Three primary lines of geologic evidence are used to reconstruct Earth's climate history during the last interglacial—called the Eemian—and the transition into the most recent ice age, a period running from about 128,000 to 106,000 years ago. These come from ocean sediments, lake sediments and ice cores from the polar regions. All of them provide indirect measures of relative conditions such as temperature and so are open to interpretation.
Evidence from oxygen isotopes recorded in the shells of tiny ocean creatures called foraminifers, a primary component of ocean sediment, yields a measure of the changing global volume of continental ice through time. Similar oxygen isotope data from water molecules trapped in successive layers of old ice yield a measure of actual polar temperatures when the ice formed. Plant pollen deposited in northern European lake sediments provides a record of the transition on land between temperate woodlands and the sparse grasslands that dominate during cold periods.
The view of the Holocene as uniquely benign grew out of an interpretation of a single ice core collected in Greenland by a European team in 1992.
To Kukla, it is a classic example of an interesting, but mistaken theory gaining validation as other researchers jump on board and, not surprisingly, uncover evidence of what they expect to find. In fact, the data from the European ice core disagrees with that of another core subsequently collected nearby, as well as the overwhelming weight of ocean sediment data. These lines of evidence show the Holocene to be similar to the early and mid Eemian, he said.
The real problem Kukla sees is that the misinterpretation of Holocene climate as unprecedented could interfere with our ability to recognize future climate trends in evidence from the past.
"There is a tendency these days to focus on whatever agrees with global warming and the idea that we are living in an unusual climatic epoch," Kukla said. "Certainly the earth as a whole is warming right now. But you have to remember that the tropics and subtropics comprise about 50 percent of the total surface area, so conditions there dominate the average."
On the other hand, glaciation emanates from the polar regions, which together comprise only 14 percent of Earth's surface. And the preponderance of evidence suggests that ice ages begin building at the poles thousands of years before their effects are felt elsewhere, he said.

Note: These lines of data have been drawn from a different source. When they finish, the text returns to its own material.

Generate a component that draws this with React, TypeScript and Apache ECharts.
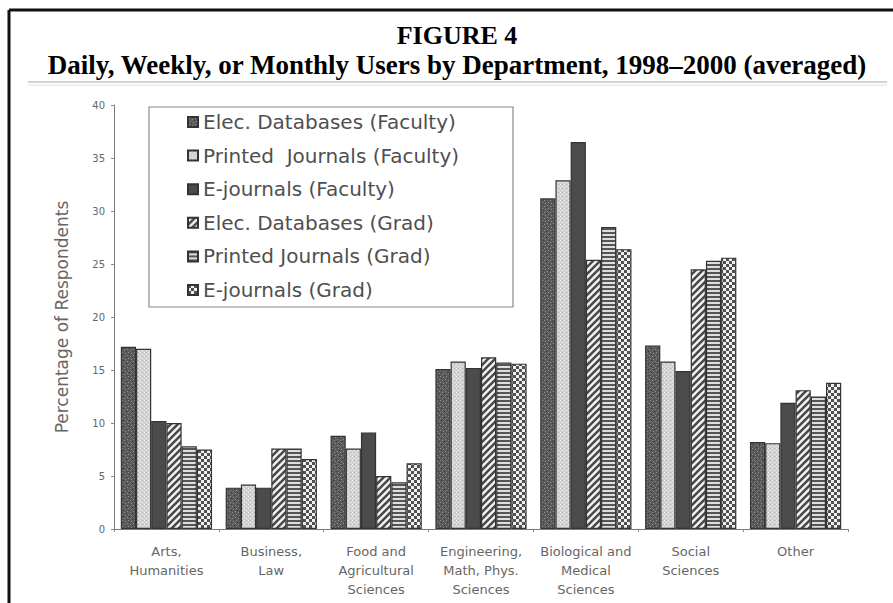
import React, { useEffect, useRef } from "react";
import * as echarts from "echarts";

const categories = [
  "Arts,\nHumanities",
  "Business,\nLaw",
  "Food and\nAgricultural\nSciences",
  "Engineering,\nMath, Phys.\nSciences",
  "Biological and\nMedical\nSciences",
  "Social\nSciences",
  "Other",
];

const seriesNames = [
  "Elec. Databases (Faculty)",
  "Printed  Journals (Faculty)",
  "E-journals (Faculty)",
  "Elec. Databases (Grad)",
  "Printed Journals (Grad)",
  "E-journals (Grad)",
];

const elecDbFaculty = [17.2, 3.9, 8.8, 15.1, 31.2, 17.3, 8.2];
const printedFaculty = [17.0, 4.2, 7.6, 15.8, 32.9, 15.8, 8.1];
const ejFaculty = [10.2, 3.9, 9.1, 15.2, 36.5, 14.9, 11.9];
const elecDbGrad = [10.0, 7.6, 5.0, 16.2, 25.4, 24.5, 13.1];
const printedGrad = [7.8, 7.6, 4.4, 15.7, 28.5, 25.3, 12.5];
const ejGrad = [7.5, 6.6, 6.2, 15.6, 26.4, 25.6, 13.8];

const yTicks = { min: 0, max: 40, interval: 5 };

function makeTile(kind: number): any {
  const c = document.createElement("canvas");
  const ctx = c.getContext("2d") as CanvasRenderingContext2D;
  if (kind === 0) {
    c.width = 6; c.height = 6;
    ctx.fillStyle = "#5a5a5a"; ctx.fillRect(0, 0, 6, 6);
    ctx.fillStyle = "#8c8c8c";
    ctx.fillRect(1, 1, 1, 1); ctx.fillRect(4, 2, 1, 1); ctx.fillRect(2, 4, 1, 1); ctx.fillRect(5, 5, 1, 1);
    ctx.fillStyle = "#3c3c3c";
    ctx.fillRect(3, 0, 1, 1); ctx.fillRect(0, 3, 1, 1);
  } else if (kind === 1) {
    c.width = 4; c.height = 4;
    ctx.fillStyle = "#d2d2d2"; ctx.fillRect(0, 0, 4, 4);
    ctx.fillStyle = "#f2f2f2";
    ctx.fillRect(0, 0, 1, 1); ctx.fillRect(2, 2, 1, 1);
    ctx.fillStyle = "#b4b4b4";
    ctx.fillRect(2, 0, 1, 1);
  } else if (kind === 2) {
    c.width = 4; c.height = 4;
    ctx.fillStyle = "#4b4b4b"; ctx.fillRect(0, 0, 4, 4);
  } else if (kind === 3) {
    c.width = 7; c.height = 7;
    ctx.fillStyle = "#f4f4f4"; ctx.fillRect(0, 0, 7, 7);
    ctx.strokeStyle = "#4a4a4a"; ctx.lineWidth = 2.6;
    ctx.beginPath();
    ctx.moveTo(-1, 8); ctx.lineTo(8, -1);
    ctx.moveTo(-2, 2); ctx.lineTo(2, -2);
    ctx.moveTo(5, 9); ctx.lineTo(9, 5);
    ctx.stroke();
  } else if (kind === 4) {
    c.width = 4; c.height = 4;
    ctx.fillStyle = "#dedede"; ctx.fillRect(0, 0, 4, 4);
    ctx.fillStyle = "#555555"; ctx.fillRect(0, 0, 4, 2);
  } else {
    c.width = 6; c.height = 6;
    ctx.fillStyle = "#f0f0f0"; ctx.fillRect(0, 0, 6, 6);
    ctx.fillStyle = "#505050";
    ctx.fillRect(0, 0, 3, 3); ctx.fillRect(3, 3, 3, 3);
  }
  return { image: c, repeat: "repeat" };
}

export default function App() {
  const ref = useRef<HTMLDivElement>(null);
  useEffect(() => {
    if (!ref.current) return;
    const chart = echarts.init(ref.current, null, { renderer: "svg" });
    const dataSets = [elecDbFaculty, printedFaculty, ejFaculty, elecDbGrad, printedGrad, ejGrad];
    const series = dataSets.map((d, i) => ({
      name: seriesNames[i],
      type: "bar",
      data: d,
      barGap: "0%",
      barCategoryGap: "13%",
      itemStyle: { color: makeTile(i), borderColor: "#333333", borderWidth: 1.2 },
    }));
    chart.setOption({
      animation: false,
      backgroundColor: "#ffffff",
      textStyle: { fontFamily: "DejaVu Sans" },
      grid: { left: 114, right: 45, top: 105, bottom: 74 },
      legend: {
        orient: "vertical",
        left: 187,
        top: 112,
        padding: 0,
        itemWidth: 10,
        itemHeight: 10,
        itemGap: 13.6,
        icon: "rect",
        data: seriesNames,
        textStyle: { fontFamily: "DejaVu Sans", fontSize: 20, color: "#4f4f4f", lineHeight: 20 },
      },
      xAxis: {
        type: "category",
        data: categories,
        axisLine: { lineStyle: { color: "#7a7a7a", width: 1 } },
        axisTick: { show: true, length: 3, lineStyle: { color: "#8a8a8a" } },
        axisLabel: { fontSize: 13, lineHeight: 19, color: "#666666", margin: 13, interval: 0 },
      },
      yAxis: {
        type: "value",
        min: yTicks.min,
        max: yTicks.max,
        interval: yTicks.interval,
        name: "Percentage of Respondents",
        nameLocation: "middle",
        nameRotate: 90,
        nameGap: 44,
        nameTextStyle: { fontSize: 17, color: "#666666", fontFamily: "DejaVu Sans" },
        axisLine: { show: true, lineStyle: { color: "#7a7a7a", width: 1 } },
        axisTick: { show: true, length: 3, lineStyle: { color: "#8a8a8a" } },
        splitLine: { show: false },
        axisLabel: { fontSize: 10, color: "#666666", margin: 9 },
      },
      series,
      graphic: [
        { type: "line", shape: { x1: 9, y1: 10, x2: 893, y2: 10 }, style: { stroke: "#111", lineWidth: 3 } },
        { type: "line", shape: { x1: 9, y1: 10, x2: 9, y2: 603 }, style: { stroke: "#111", lineWidth: 3 } },
        { type: "line", shape: { x1: 28, y1: 82, x2: 887, y2: 82 }, style: { stroke: "#a8a8a8", lineWidth: 1 } },
        { type: "line", shape: { x1: 28, y1: 85, x2: 887, y2: 85 }, style: { stroke: "#e0e0e0", lineWidth: 1 } },
        {
          type: "text", x: 457, y: 35,
          style: { text: "FIGURE 4", fontFamily: "Liberation Serif", fontWeight: "bold", fontSize: 26, fill: "#000", align: "center", verticalAlign: "middle" },
        },
        {
          type: "text", x: 457, y: 65,
          style: { text: "Daily, Weekly, or Monthly Users by Department, 1998\u20132000 (averaged)", fontFamily: "Liberation Serif", fontWeight: "bold", fontSize: 27, fill: "#000", align: "center", verticalAlign: "middle" },
        },
        { type: "rect", shape: { x: 149, y: 107, width: 364, height: 200 }, style: { fill: "none", stroke: "#8a8a8a", lineWidth: 1.2 } },
      ],
    });
    return () => chart.dispose();
  }, []);
  return <div ref={ref} style={{ position: "fixed", left: 0, top: 0, width: 893, height: 603, background: "#fff" }} />;
}
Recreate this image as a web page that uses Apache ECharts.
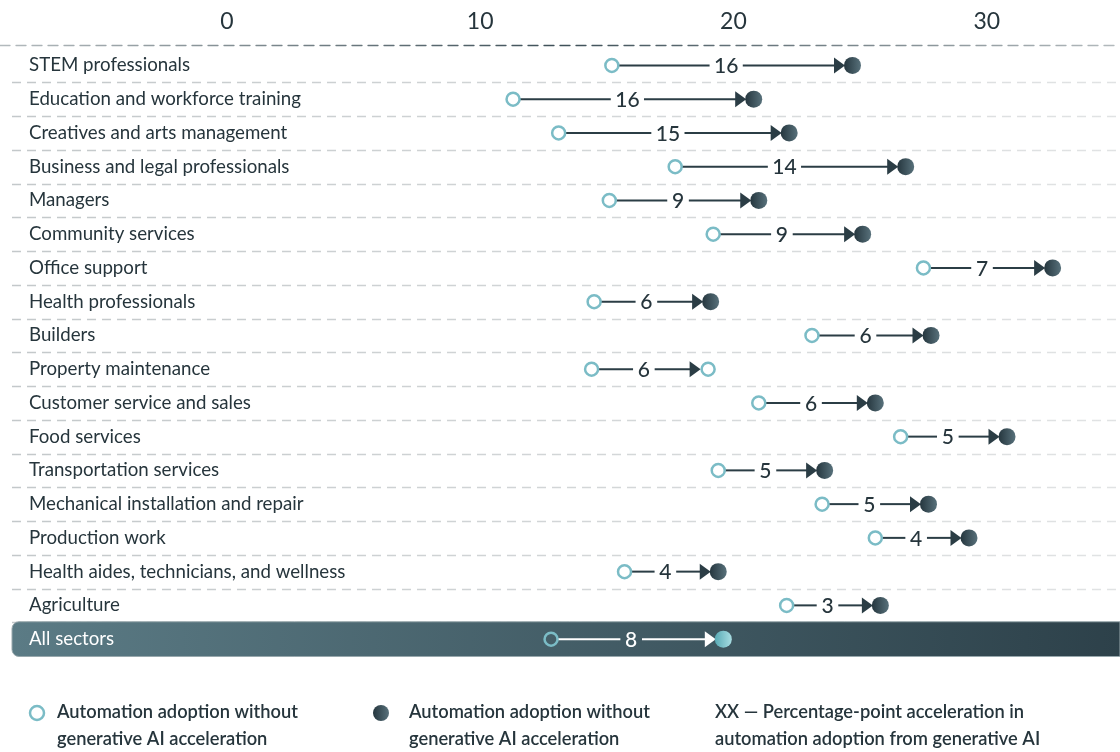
<!DOCTYPE html>
<html>
<head>
<meta charset="utf-8">
<title>Automation adoption by occupation</title>
<script src="https://cdn.jsdelivr.net/npm/echarts@6/dist/echarts.min.js"></script>
<style>
  html, body { margin: 0; padding: 0; background: #ffffff; }
  #chart { width: 1120px; height: 752px; }
</style>
</head>
<body>
<div id="chart"></div>
<script>
// Occupation groups, top to bottom; the last row is the overall figure
const categories = [
  'STEM professionals',
  'Education and workforce training',
  'Creatives and arts management',
  'Business and legal professionals',
  'Managers',
  'Community services',
  'Office support',
  'Health professionals',
  'Builders',
  'Property maintenance',
  'Customer service and sales',
  'Food services',
  'Transportation services',
  'Mechanical installation and repair',
  'Production work',
  'Health aides, technicians, and wellness',
  'Agriculture',
  'All sectors'
];

// Position of the hollow marker (without generative AI acceleration)
const withoutGenAI = [15.2, 11.3, 13.1, 17.7, 15.1, 19.2, 27.5, 14.5, 23.1, 14.4, 21.0, 26.6, 19.4, 23.5, 25.6, 15.7, 22.1, 12.8];
// Position of the solid marker (with generative AI acceleration)
const withGenAI = [24.7, 20.8, 22.2, 26.8, 21.0, 25.1, 32.6, 19.1, 27.8, 19.0, 25.6, 30.8, 23.6, 27.7, 29.3, 19.4, 25.8, 19.6];
// Percentage-point acceleration printed on each connector
const acceleration = [16, 16, 15, 14, 9, 9, 7, 6, 6, 6, 6, 5, 5, 5, 4, 4, 3, 8];

const xTickValues = [0, 10, 20, 30];
const hollowEndRows = ['Property maintenance'];
const totalRow = 'All sectors';

const legendItems = [
  'Automation adoption without\ngenerative AI acceleration',
  'Automation adoption without\ngenerative AI acceleration',
  'XX \u2014 Percentage-point acceleration in\nautomation adoption from generative AI'
];

const FONT = 'Lato, "Noto Sans", sans-serif';
const INK = '#26353c';
const TEAL = '#7bbcc6';

const seriesData = categories.map((c, i) => [withoutGenAI[i], withGenAI[i], i, acceleration[i]]);

function darkDot() {
  return new echarts.graphic.LinearGradient(0, 0, 1, 0, [
    { offset: 0, color: '#25363e' },
    { offset: 1, color: '#58717b' }
  ]);
}
function tealDot() {
  return new echarts.graphic.LinearGradient(0, 0, 1, 0, [
    { offset: 0, color: '#58aab5' },
    { offset: 1, color: '#a8dde2' }
  ]);
}

function renderRow(params, api) {
  const i = params.dataIndex;
  const cs = params.coordSys;
  const rowIdx = api.value(2);
  const p0 = api.coord([api.value(0), rowIdx]);
  const p1 = api.coord([api.value(1), rowIdx]);
  const band = api.size([0, 1])[1];
  const cy = p0[1];
  const isTotal = categories[i] === totalRow;
  const hollowEnd = hollowEndRows.indexOf(categories[i]) >= 0;
  const lineColor = isTotal ? '#ffffff' : '#2b3d45';
  const children = [];

  if (isTotal) {
    children.push({
      type: 'rect',
      shape: { x: cs.x + 12, y: cy - band / 2 - 0.5, width: cs.width - 12, height: band + 1, r: [7, 0, 0, 7] },
      style: {
        fill: new echarts.graphic.LinearGradient(0, 0, 1, 0, [
          { offset: 0, color: '#5b7b85' },
          { offset: 1, color: '#2d414a' }
        ]),
        stroke: '#98a8ad',
        lineWidth: 1
      }
    });
  } else {
    const ySep = Math.round(cy + band / 2) + 0.5;
    children.push({
      type: 'line',
      shape: { x1: cs.x + 12, y1: ySep, x2: cs.x + cs.width, y2: ySep },
      style: {
        stroke: new echarts.graphic.LinearGradient(cs.x, 0, cs.x + cs.width, 0, [
          { offset: 0, color: '#c3c8ca' },
          { offset: 1, color: '#e1e3e4' }
        ], true),
        lineWidth: 1.3,
        lineDash: [9, 6]
      }
    });
  }

  const rOpen = 6.5;
  const rEnd = 8.5;
  const tip = p1[0] - rEnd + 1;
  const base = tip - 11;
  const startX = p0[0] + rOpen;
  const mid = (startX + base) / 2;
  const label = String(api.value(3));
  const halfText = label.length * 5.8 + 5;

  children.push({
    type: 'line',
    shape: { x1: startX, y1: cy, x2: mid - halfText, y2: cy },
    style: { stroke: lineColor, lineWidth: 2 }
  });
  children.push({
    type: 'line',
    shape: { x1: mid + halfText, y1: cy, x2: base + 1, y2: cy },
    style: { stroke: lineColor, lineWidth: 2 }
  });
  children.push({
    type: 'polygon',
    shape: { points: [[tip, cy], [base, cy - 8], [base, cy + 8]] },
    style: { fill: lineColor }
  });
  children.push({
    type: 'text',
    style: {
      text: label, x: mid, y: cy + 1, align: 'center', verticalAlign: 'middle',
      fill: isTotal ? '#ffffff' : INK, fontSize: 21, fontWeight: 500, fontFamily: FONT
    }
  });
  children.push({
    type: 'circle',
    shape: { cx: p0[0], cy: cy, r: rOpen },
    style: { fill: isTotal ? 'rgba(0,0,0,0)' : '#ffffff', stroke: TEAL, lineWidth: 2.5 }
  });
  if (hollowEnd) {
    children.push({
      type: 'circle',
      shape: { cx: p1[0], cy: cy, r: rOpen },
      style: { fill: '#ffffff', stroke: TEAL, lineWidth: 2.5 }
    });
  } else {
    children.push({
      type: 'circle',
      shape: { cx: p1[0], cy: cy, r: rEnd },
      style: { fill: isTotal ? tealDot() : darkDot() }
    });
  }
  return { type: 'group', children: children };
}

const chart = echarts.init(document.getElementById('chart'), null, { renderer: 'canvas' });

const legendTextStyle = { fontSize: 18.3, fontWeight: 600, fontFamily: FONT, fill: INK, lineHeight: 27 };

chart.setOption({
  backgroundColor: '#ffffff',
  animation: false,
  grid: { left: 0, right: 0, top: 48.5, height: 607.5, containLabel: false },
  xAxis: {
    type: 'value',
    position: 'top',
    min: -8.954,
    max: 35.26,
    offset: 3.5,
    axisLine: {
      show: true,
      lineStyle: {
        type: [10, 6],
        width: 1.3,
        color: new echarts.graphic.LinearGradient(0, 0, 1, 0, [
          { offset: 0, color: '#b4bbbe' },
          { offset: 0.5, color: '#3e5058' },
          { offset: 1, color: '#b4bbbe' }
        ])
      }
    },
    axisTick: { show: false },
    splitLine: { show: false },
    axisLabel: {
      customValues: xTickValues,
      margin: 12,
      fontSize: 23,
      fontFamily: FONT,
      color: INK
    }
  },
  yAxis: {
    type: 'category',
    inverse: true,
    data: categories,
    z: 10,
    axisLine: { show: false },
    axisTick: { show: false },
    splitLine: { show: false },
    axisLabel: {
      inside: true,
      margin: 29,
      fontSize: 18.7,
      fontFamily: FONT,
      color: (value) => value === totalRow ? '#ffffff' : INK
    }
  },
  series: [{
    type: 'custom',
    name: 'Automation adoption',
    renderItem: renderRow,
    encode: { x: [0, 1], y: 2 },
    data: seriesData,
    clip: false
  }],
  graphic: [
    { type: 'circle', shape: { cx: 37, cy: 713, r: 7 }, style: { fill: '#ffffff', stroke: TEAL, lineWidth: 2.5 } },
    { type: 'text', left: 57, top: 699, style: Object.assign({ text: legendItems[0] }, legendTextStyle) },
    { type: 'circle', shape: { cx: 381, cy: 713, r: 8 }, style: { fill: darkDot() } },
    { type: 'text', left: 409, top: 699, style: Object.assign({ text: legendItems[1] }, legendTextStyle) },
    { type: 'text', left: 715, top: 699, style: Object.assign({ text: legendItems[2] }, legendTextStyle) }
  ]
});
</script>
</body>
</html>
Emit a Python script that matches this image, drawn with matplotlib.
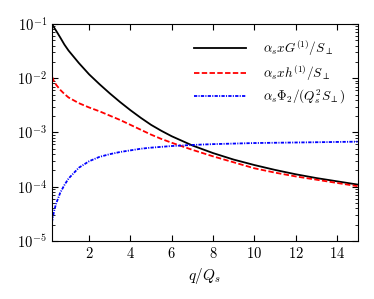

Thus, the important indicator of impending glaciation may not be global mean temperature so much as the temperature difference between the poles and the equator. Theoretically, the larger the difference the stronger the probable flow of water vapor from the tropics toward the poles, where it would fall as snow to feed the growing ice fields.
The ultimate significance of human-induced global warming may therefore depend more on how it affects water-vapor transport, than its influence on average global temperature or any effect on the underlying glacial cycle, Kukla said. It is conceivable that greenhouse warming could even hasten the transition to glacial conditions by exacerbating the polar/equatorial temperature difference and increasing the rate of water transport poleward.
Based on the record revealed in ocean and lake sediments, the most likely scenario over the next few thousand years is for the volume of ice in the polar regions to slowly grow, gradually dropping sea level and increasing the polar/equatorial temperature differential. Except near the poles, oceans and continents will remain relatively warm, although the climate will become increasingly unstable. Ultimately, a surge of built-up polar ice into the mid-latitude oceans will plunge the continents into ice-age conditions.
"As near as we can tell, that is what has happened in the past," Kukla said, "and there's no reason yet to think anything has changed."